# Short task:
The lines to be extracted run from the start of the listing through the line containing "yticks = [0, 20, 40, 60, 80, 100]"; copy them exactly and nothing else.

Start of Dataset extract

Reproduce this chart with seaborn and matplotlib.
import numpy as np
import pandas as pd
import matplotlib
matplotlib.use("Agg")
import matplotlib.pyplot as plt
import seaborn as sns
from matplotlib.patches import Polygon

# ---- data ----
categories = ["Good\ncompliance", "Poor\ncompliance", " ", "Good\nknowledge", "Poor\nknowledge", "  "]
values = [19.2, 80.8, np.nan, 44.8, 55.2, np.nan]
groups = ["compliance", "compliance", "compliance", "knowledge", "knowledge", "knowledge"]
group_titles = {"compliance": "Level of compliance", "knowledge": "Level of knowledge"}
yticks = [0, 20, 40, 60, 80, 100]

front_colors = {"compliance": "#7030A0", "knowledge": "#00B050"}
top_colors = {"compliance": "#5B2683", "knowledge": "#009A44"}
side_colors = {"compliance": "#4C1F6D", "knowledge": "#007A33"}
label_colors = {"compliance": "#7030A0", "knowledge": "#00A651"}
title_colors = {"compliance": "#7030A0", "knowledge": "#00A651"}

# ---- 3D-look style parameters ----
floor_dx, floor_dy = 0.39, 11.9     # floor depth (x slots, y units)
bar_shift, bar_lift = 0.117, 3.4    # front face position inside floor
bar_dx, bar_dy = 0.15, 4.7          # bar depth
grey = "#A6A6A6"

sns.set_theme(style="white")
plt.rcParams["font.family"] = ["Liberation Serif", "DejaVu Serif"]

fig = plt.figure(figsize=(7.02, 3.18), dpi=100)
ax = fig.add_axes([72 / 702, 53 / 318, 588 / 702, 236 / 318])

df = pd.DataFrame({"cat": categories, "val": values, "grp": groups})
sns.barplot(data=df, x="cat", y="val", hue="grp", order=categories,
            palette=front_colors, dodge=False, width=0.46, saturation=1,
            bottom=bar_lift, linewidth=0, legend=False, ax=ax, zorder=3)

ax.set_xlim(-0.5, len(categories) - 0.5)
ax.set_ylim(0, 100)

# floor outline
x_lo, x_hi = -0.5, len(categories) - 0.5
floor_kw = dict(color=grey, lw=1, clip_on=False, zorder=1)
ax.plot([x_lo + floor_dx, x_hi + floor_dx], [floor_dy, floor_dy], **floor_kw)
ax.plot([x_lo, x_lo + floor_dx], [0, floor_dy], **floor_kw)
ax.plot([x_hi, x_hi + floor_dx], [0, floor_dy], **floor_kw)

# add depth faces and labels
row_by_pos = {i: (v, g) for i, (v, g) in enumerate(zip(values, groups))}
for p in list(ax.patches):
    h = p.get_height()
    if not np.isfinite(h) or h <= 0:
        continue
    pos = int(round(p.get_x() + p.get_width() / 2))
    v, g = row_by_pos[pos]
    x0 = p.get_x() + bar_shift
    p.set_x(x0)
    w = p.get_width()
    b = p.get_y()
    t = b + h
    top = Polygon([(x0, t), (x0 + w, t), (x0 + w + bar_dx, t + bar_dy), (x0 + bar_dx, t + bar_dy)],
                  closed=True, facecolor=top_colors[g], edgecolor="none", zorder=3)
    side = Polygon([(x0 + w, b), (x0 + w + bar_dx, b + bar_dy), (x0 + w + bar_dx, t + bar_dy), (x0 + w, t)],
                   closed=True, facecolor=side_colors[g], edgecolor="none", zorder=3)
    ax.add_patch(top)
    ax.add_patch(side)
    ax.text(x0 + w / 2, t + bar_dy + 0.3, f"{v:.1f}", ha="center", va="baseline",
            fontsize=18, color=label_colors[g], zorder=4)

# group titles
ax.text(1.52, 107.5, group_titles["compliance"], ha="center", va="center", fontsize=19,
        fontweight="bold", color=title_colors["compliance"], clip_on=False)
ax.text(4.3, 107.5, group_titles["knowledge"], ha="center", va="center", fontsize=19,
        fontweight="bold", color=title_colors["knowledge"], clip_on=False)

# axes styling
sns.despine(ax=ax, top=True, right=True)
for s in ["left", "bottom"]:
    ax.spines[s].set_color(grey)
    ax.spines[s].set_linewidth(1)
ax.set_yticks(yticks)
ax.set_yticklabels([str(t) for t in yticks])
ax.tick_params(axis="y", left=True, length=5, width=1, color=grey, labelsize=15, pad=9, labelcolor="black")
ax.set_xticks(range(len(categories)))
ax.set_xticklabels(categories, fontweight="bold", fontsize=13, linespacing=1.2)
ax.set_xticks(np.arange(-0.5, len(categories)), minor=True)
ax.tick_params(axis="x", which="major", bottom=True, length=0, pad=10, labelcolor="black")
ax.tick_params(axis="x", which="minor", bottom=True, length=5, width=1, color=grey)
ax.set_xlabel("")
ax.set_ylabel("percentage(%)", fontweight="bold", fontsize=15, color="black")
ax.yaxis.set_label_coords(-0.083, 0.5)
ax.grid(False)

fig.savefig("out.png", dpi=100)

End of Dataset extract

# Answer to the exercise:
Reproduce this chart with seaborn and matplotlib.
import numpy as np
import pandas as pd
import matplotlib
matplotlib.use("Agg")
import matplotlib.pyplot as plt
import seaborn as sns
from matplotlib.patches import Polygon

# ---- data ----
categories = ["Good\ncompliance", "Poor\ncompliance", " ", "Good\nknowledge", "Poor\nknowledge", "  "]
values = [19.2, 80.8, np.nan, 44.8, 55.2, np.nan]
groups = ["compliance", "compliance", "compliance", "knowledge", "knowledge", "knowledge"]
group_titles = {"compliance": "Level of compliance", "knowledge": "Level of knowledge"}
yticks = [0, 20, 40, 60, 80, 100]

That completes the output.